Source code of charts
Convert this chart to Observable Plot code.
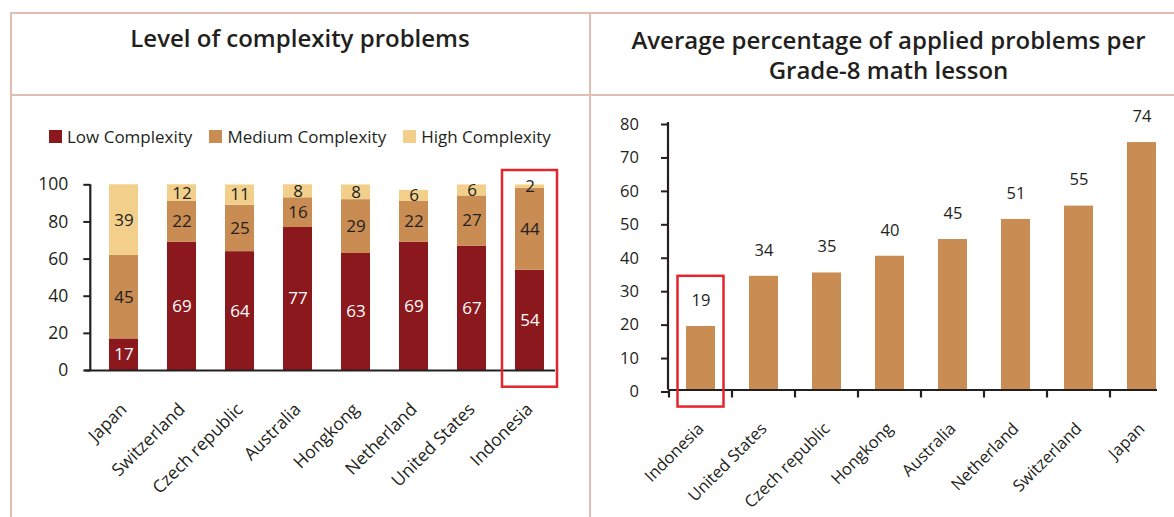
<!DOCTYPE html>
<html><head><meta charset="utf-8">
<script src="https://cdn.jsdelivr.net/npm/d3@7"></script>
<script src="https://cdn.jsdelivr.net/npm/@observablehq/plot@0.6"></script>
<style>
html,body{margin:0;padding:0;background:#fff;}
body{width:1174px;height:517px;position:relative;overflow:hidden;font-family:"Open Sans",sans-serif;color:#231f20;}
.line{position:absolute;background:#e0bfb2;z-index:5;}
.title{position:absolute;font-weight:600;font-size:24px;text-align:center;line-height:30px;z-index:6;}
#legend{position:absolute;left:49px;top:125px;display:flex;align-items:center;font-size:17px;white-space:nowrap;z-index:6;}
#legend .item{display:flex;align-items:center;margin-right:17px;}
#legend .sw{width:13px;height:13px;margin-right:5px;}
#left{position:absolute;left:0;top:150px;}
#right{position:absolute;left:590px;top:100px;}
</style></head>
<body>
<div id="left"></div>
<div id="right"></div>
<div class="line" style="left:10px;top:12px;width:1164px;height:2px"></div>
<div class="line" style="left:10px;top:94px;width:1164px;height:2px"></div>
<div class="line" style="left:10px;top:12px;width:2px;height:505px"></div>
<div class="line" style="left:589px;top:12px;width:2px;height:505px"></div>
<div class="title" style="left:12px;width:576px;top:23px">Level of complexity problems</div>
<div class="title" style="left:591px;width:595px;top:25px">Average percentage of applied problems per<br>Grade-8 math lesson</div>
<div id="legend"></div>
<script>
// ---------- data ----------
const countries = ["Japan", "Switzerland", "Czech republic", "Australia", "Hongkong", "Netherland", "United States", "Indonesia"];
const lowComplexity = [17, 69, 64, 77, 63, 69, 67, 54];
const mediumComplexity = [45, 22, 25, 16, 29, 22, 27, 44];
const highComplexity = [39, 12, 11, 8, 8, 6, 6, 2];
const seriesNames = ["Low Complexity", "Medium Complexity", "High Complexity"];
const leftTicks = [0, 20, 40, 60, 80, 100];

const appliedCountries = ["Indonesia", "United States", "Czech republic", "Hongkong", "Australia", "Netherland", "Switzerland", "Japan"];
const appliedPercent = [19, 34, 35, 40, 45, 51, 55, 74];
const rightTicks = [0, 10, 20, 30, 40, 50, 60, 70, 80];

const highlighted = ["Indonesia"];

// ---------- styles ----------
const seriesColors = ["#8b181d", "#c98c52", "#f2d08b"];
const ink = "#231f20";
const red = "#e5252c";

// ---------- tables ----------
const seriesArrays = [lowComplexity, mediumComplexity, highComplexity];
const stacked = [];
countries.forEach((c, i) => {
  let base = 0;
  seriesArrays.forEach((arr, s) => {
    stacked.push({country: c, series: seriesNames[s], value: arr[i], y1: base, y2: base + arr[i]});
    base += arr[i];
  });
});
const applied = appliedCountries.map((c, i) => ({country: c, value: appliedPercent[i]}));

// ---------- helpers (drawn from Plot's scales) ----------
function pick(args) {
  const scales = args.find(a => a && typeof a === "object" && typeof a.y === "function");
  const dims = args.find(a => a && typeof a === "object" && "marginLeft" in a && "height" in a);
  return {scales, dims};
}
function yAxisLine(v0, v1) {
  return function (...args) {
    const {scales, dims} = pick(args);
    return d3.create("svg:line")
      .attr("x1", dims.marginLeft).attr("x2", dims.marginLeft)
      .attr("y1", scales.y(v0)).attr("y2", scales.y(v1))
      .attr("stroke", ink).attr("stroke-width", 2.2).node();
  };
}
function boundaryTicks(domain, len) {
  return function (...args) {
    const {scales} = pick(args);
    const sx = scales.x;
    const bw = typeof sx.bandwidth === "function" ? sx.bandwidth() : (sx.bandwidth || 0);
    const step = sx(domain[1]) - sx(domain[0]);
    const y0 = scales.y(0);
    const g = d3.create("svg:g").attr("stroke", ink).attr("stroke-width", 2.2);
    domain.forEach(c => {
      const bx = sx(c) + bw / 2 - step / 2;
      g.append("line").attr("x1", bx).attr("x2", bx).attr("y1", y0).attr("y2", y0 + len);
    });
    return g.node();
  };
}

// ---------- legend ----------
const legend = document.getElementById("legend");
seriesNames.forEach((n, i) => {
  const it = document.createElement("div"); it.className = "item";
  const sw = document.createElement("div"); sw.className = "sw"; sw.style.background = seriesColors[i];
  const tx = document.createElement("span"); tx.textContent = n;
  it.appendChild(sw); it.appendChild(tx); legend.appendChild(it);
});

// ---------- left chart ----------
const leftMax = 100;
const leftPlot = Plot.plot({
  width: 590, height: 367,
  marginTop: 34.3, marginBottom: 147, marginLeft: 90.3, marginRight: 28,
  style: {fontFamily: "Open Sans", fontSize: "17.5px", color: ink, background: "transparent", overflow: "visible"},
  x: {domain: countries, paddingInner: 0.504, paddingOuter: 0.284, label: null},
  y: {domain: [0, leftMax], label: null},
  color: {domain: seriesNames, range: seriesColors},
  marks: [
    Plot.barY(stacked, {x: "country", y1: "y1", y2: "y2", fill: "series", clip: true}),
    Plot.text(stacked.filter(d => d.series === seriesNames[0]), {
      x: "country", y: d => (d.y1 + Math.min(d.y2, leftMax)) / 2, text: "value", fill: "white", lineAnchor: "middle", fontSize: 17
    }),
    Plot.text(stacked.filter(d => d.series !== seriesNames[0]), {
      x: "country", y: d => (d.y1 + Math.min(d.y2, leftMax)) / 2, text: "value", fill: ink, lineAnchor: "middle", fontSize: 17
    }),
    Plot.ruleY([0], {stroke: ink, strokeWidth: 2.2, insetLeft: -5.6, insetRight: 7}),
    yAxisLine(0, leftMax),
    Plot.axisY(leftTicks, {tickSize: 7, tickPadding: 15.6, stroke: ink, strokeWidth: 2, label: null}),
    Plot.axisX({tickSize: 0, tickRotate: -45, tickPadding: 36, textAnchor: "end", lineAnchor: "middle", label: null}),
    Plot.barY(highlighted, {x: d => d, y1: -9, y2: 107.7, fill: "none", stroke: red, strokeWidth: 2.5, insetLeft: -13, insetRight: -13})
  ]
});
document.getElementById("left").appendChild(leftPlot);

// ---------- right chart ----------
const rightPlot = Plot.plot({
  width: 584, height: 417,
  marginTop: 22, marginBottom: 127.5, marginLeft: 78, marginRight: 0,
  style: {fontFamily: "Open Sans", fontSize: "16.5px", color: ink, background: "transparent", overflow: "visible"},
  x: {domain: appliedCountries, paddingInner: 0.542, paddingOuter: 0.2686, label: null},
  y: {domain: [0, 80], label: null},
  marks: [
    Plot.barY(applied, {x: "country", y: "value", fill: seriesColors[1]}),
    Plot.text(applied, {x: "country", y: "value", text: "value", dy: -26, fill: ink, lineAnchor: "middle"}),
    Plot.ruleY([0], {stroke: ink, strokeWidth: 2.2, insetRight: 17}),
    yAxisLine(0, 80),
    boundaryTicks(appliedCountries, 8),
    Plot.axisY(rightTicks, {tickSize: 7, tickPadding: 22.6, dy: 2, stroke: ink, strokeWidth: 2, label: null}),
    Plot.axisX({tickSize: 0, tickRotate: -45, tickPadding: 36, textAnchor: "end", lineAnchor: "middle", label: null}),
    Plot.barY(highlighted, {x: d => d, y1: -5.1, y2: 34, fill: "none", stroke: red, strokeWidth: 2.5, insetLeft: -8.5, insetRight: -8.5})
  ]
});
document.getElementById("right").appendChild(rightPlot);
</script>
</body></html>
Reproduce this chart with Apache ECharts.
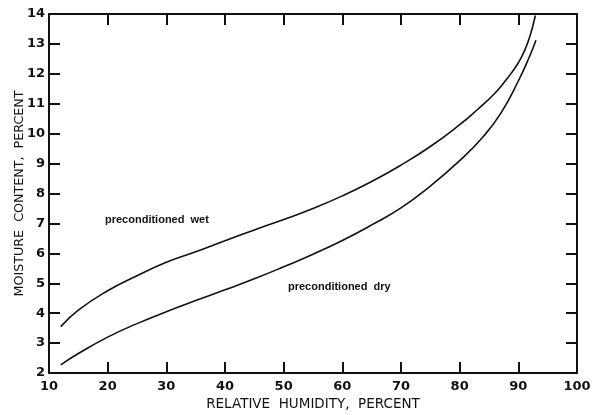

## What the exercise asks
Transcribe every record above exactly as written, leaving out any pictures.

## Problem solution
Convert this chart to Observable Plot code.
<!DOCTYPE html>
<html><head><meta charset="utf-8">
<script src="https://cdn.jsdelivr.net/npm/d3@7"></script>
<script src="https://cdn.jsdelivr.net/npm/@observablehq/plot@0.6"></script>
<style>
html,body{margin:0;padding:0;background:#fff;}
body{width:1174px;height:517px;position:relative;overflow:hidden;font-family:"Open Sans",sans-serif;color:#231f20;}
.line{position:absolute;background:#e0bfb2;z-index:5;}
.title{position:absolute;font-weight:600;font-size:24px;text-align:center;line-height:30px;z-index:6;}
#legend{position:absolute;left:49px;top:125px;display:flex;align-items:center;font-size:17px;white-space:nowrap;z-index:6;}
#legend .item{display:flex;align-items:center;margin-right:17px;}
#legend .sw{width:13px;height:13px;margin-right:5px;}
#left{position:absolute;left:0;top:150px;}
#right{position:absolute;left:590px;top:100px;}
</style></head>
<body>
<div id="left"></div>
<div id="right"></div>
<div class="line" style="left:10px;top:12px;width:1164px;height:2px"></div>
<div class="line" style="left:10px;top:94px;width:1164px;height:2px"></div>
<div class="line" style="left:10px;top:12px;width:2px;height:505px"></div>
<div class="line" style="left:589px;top:12px;width:2px;height:505px"></div>
<div class="title" style="left:12px;width:576px;top:23px">Level of complexity problems</div>
<div class="title" style="left:591px;width:595px;top:25px">Average percentage of applied problems per<br>Grade-8 math lesson</div>
<div id="legend"></div>
<script>
// ---------- data ----------
const countries = ["Japan", "Switzerland", "Czech republic", "Australia", "Hongkong", "Netherland", "United States", "Indonesia"];
const lowComplexity = [17, 69, 64, 77, 63, 69, 67, 54];
const mediumComplexity = [45, 22, 25, 16, 29, 22, 27, 44];
const highComplexity = [39, 12, 11, 8, 8, 6, 6, 2];
const seriesNames = ["Low Complexity", "Medium Complexity", "High Complexity"];
const leftTicks = [0, 20, 40, 60, 80, 100];

const appliedCountries = ["Indonesia", "United States", "Czech republic", "Hongkong", "Australia", "Netherland", "Switzerland", "Japan"];
const appliedPercent = [19, 34, 35, 40, 45, 51, 55, 74];
const rightTicks = [0, 10, 20, 30, 40, 50, 60, 70, 80];

const highlighted = ["Indonesia"];

// ---------- styles ----------
const seriesColors = ["#8b181d", "#c98c52", "#f2d08b"];
const ink = "#231f20";
const red = "#e5252c";

// ---------- tables ----------
const seriesArrays = [lowComplexity, mediumComplexity, highComplexity];
const stacked = [];
countries.forEach((c, i) => {
  let base = 0;
  seriesArrays.forEach((arr, s) => {
    stacked.push({country: c, series: seriesNames[s], value: arr[i], y1: base, y2: base + arr[i]});
    base += arr[i];
  });
});
const applied = appliedCountries.map((c, i) => ({country: c, value: appliedPercent[i]}));

// ---------- helpers (drawn from Plot's scales) ----------
function pick(args) {
  const scales = args.find(a => a && typeof a === "object" && typeof a.y === "function");
  const dims = args.find(a => a && typeof a === "object" && "marginLeft" in a && "height" in a);
  return {scales, dims};
}
function yAxisLine(v0, v1) {
  return function (...args) {
    const {scales, dims} = pick(args);
    return d3.create("svg:line")
      .attr("x1", dims.marginLeft).attr("x2", dims.marginLeft)
      .attr("y1", scales.y(v0)).attr("y2", scales.y(v1))
      .attr("stroke", ink).attr("stroke-width", 2.2).node();
  };
}
function boundaryTicks(domain, len) {
  return function (...args) {
    const {scales} = pick(args);
    const sx = scales.x;
    const bw = typeof sx.bandwidth === "function" ? sx.bandwidth() : (sx.bandwidth || 0);
    const step = sx(domain[1]) - sx(domain[0]);
    const y0 = scales.y(0);
    const g = d3.create("svg:g").attr("stroke", ink).attr("stroke-width", 2.2);
    domain.forEach(c => {
      const bx = sx(c) + bw / 2 - step / 2;
      g.append("line").attr("x1", bx).attr("x2", bx).attr("y1", y0).attr("y2", y0 + len);
    });
    return g.node();
  };
}

// ---------- legend ----------
const legend = document.getElementById("legend");
seriesNames.forEach((n, i) => {
  const it = document.createElement("div"); it.className = "item";
  const sw = document.createElement("div"); sw.className = "sw"; sw.style.background = seriesColors[i];
  const tx = document.createElement("span"); tx.textContent = n;
  it.appendChild(sw); it.appendChild(tx); legend.appendChild(it);
});

// ---------- left chart ----------
const leftMax = 100;
const leftPlot = Plot.plot({
  width: 590, height: 367,
  marginTop: 34.3, marginBottom: 147, marginLeft: 90.3, marginRight: 28,
  style: {fontFamily: "Open Sans", fontSize: "17.5px", color: ink, background: "transparent", overflow: "visible"},
  x: {domain: countries, paddingInner: 0.504, paddingOuter: 0.284, label: null},
  y: {domain: [0, leftMax], label: null},
  color: {domain: seriesNames, range: seriesColors},
  marks: [
    Plot.barY(stacked, {x: "country", y1: "y1", y2: "y2", fill: "series", clip: true}),
    Plot.text(stacked.filter(d => d.series === seriesNames[0]), {
      x: "country", y: d => (d.y1 + Math.min(d.y2, leftMax)) / 2, text: "value", fill: "white", lineAnchor: "middle", fontSize: 17
    }),
    Plot.text(stacked.filter(d => d.series !== seriesNames[0]), {
      x: "country", y: d => (d.y1 + Math.min(d.y2, leftMax)) / 2, text: "value", fill: ink, lineAnchor: "middle", fontSize: 17
    }),
    Plot.ruleY([0], {stroke: ink, strokeWidth: 2.2, insetLeft: -5.6, insetRight: 7}),
    yAxisLine(0, leftMax),
    Plot.axisY(leftTicks, {tickSize: 7, tickPadding: 15.6, stroke: ink, strokeWidth: 2, label: null}),
    Plot.axisX({tickSize: 0, tickRotate: -45, tickPadding: 36, textAnchor: "end", lineAnchor: "middle", label: null}),
    Plot.barY(highlighted, {x: d => d, y1: -9, y2: 107.7, fill: "none", stroke: red, strokeWidth: 2.5, insetLeft: -13, insetRight: -13})
  ]
});
document.getElementById("left").appendChild(leftPlot);

// ---------- right chart ----------
const rightPlot = Plot.plot({
  width: 584, height: 417,
  marginTop: 22, marginBottom: 127.5, marginLeft: 78, marginRight: 0,
  style: {fontFamily: "Open Sans", fontSize: "16.5px", color: ink, background: "transparent", overflow: "visible"},
  x: {domain: appliedCountries, paddingInner: 0.542, paddingOuter: 0.2686, label: null},
  y: {domain: [0, 80], label: null},
  marks: [
    Plot.barY(applied, {x: "country", y: "value", fill: seriesColors[1]}),
    Plot.text(applied, {x: "country", y: "value", text: "value", dy: -26, fill: ink, lineAnchor: "middle"}),
    Plot.ruleY([0], {stroke: ink, strokeWidth: 2.2, insetRight: 17}),
    yAxisLine(0, 80),
    boundaryTicks(appliedCountries, 8),
    Plot.axisY(rightTicks, {tickSize: 7, tickPadding: 22.6, dy: 2, stroke: ink, strokeWidth: 2, label: null}),
    Plot.axisX({tickSize: 0, tickRotate: -45, tickPadding: 36, textAnchor: "end", lineAnchor: "middle", label: null}),
    Plot.barY(highlighted, {x: d => d, y1: -5.1, y2: 34, fill: "none", stroke: red, strokeWidth: 2.5, insetLeft: -8.5, insetRight: -8.5})
  ]
});
document.getElementById("right").appendChild(rightPlot);
</script>
</body></html>
Reproduce this chart with Apache ECharts.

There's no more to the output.